Mais comment faire aujourd’hui ? Comment leur parler, comment parler à leurs enfants ? Je ne les vois pas, ils ne vivent pas dans les mêmes quartiers que nous, ils ne vont pas à l’école avec nos enfants, ils ne font que rarement des études supérieures là où j’enseigne. Nous sommes séparés. Et si nous nous rencontrons, ce sera certainement dans la violence d’un regard, d’un langage de ressentiment et d’agression, dans la peur et les difficultés que toute cette histoire a nécessairement engendrées. Comment, où partager cette parole sur l’histoire ? Cette mémoire, comment la porter ensemble pour apaiser les rancœurs d’un côté, la culpabilité de l’autre ?

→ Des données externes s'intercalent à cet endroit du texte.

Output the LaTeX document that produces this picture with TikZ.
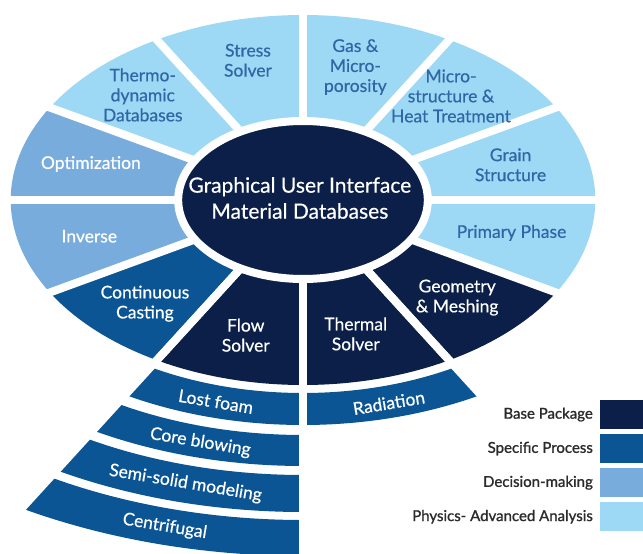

Je ne me « fustige » pas, comme on dit souvent en France, dès que quelqu’un évoque les responsabilités terribles de la France dans l’histoire contemporaine des anciens colonisés, qu’ils habitent ici, soient devenus français ou vivent dans des pays qui essaient d’être libres. Simplement, j’ai honte, je suis étreinte par un sentiment de tristesse et d’accablement. Tant que la France d’aujourd’hui ne reconnaît pas sa responsabilité, ne paie pas ses dettes, ne répare pas les humiliations par une reconnaissance symbolique, je ne peux que me sentir moi aussi coupable de ces trahisons, bien que je sois née en 1957. J’aimerais que le Sénégal ou le Mali portent plainte pour crime contre l’humanité (imprescriptible) pour le massacre de Thiaroye qui n’est même pas un crime de guerre, puisque l’armée française a tiré contre ses propres soldats, qu’elle avait dégradé sans raison et à qui elle a toujours refusé de payer ce qui leur était dû, matériellement et symboliquement.

Il y en assez que le Tribunal Pénal International ne soit fait que par des puissances occidentales qui accusent, du haut de leur bonne conscience, les autres — les Serbes, les Rwandais, et autres —, de crimes, sans jamais être mises en cause pour les horreurs qu’elles ont commises. J’aimerais que l’Algérie et les Algériens de France portent plainte contre la France pour crime contre l’humanité, afin d’obtenir reconnaissance et réparation des crimes d’Octobre 1961. Cela permettrait enfin d’en parler. Ne devrait-on pas instituer une « commission vérité et réconciliation », afin que les Algériens, les Africains, puissent parler, et que nous puissions partager avec eux ce poids de l’Histoire ? Alors, je cesserais de me sentir lâche et coupable et je cesserais d’avoir honte. Peut-être cesserions-nous également d’avoir peur de ces jeunes qui détestent les Français et la France qui a mutilé et humilié leurs pères, ou leurs grands-pères, traumatisé leurs mères et qui continue à les mépriser, les tenir en suspicion, les mettre à l’écart de la société, dans des ghettos où ils continuent à être comme des sujets coloniaux, contrôlés, insultés, surveillés, battus, quand on ne les jette pas en prison après les avoir poussés à la délinquance et au business, seuls moyens de survie.

Les psychanalystes savent bien, depuis Freud et sa Métapsycholologie que la mélancolie est issue d’un deuil impossible, d’une mort non symbolisée. Je crois que notre malheur postcolonial vient de ce que rien, aucune parole, aucun acte de poids, n’est venu symboliser les morts, les disparus, reconnaître les injustices, les insultes, le racisme, pour que le deuil puisse se faire et que l’histoire puisse passer, libérant le présent de la mauvaise conscience et de la mélancolie postcoloniale. Le Festival du film d’histoire de Pessac en a représenté les prémices, la veillée. Beaucoup de chemin reste à faire.

Depuis 2005, je suis inquiète et j’attends que les programmes de la gauche saisissent ces questions à bras le corps, en fassent une priorité. Quant à moi, je me dis qu’il faut au moins que j’apprenne l’arabe ou le wolof pour commencer à entendre quelque chose de l’autre et lui montrer que je suis prête à parler avec lui.

Dominique Chancé, MCF en littérature, Bordeaux.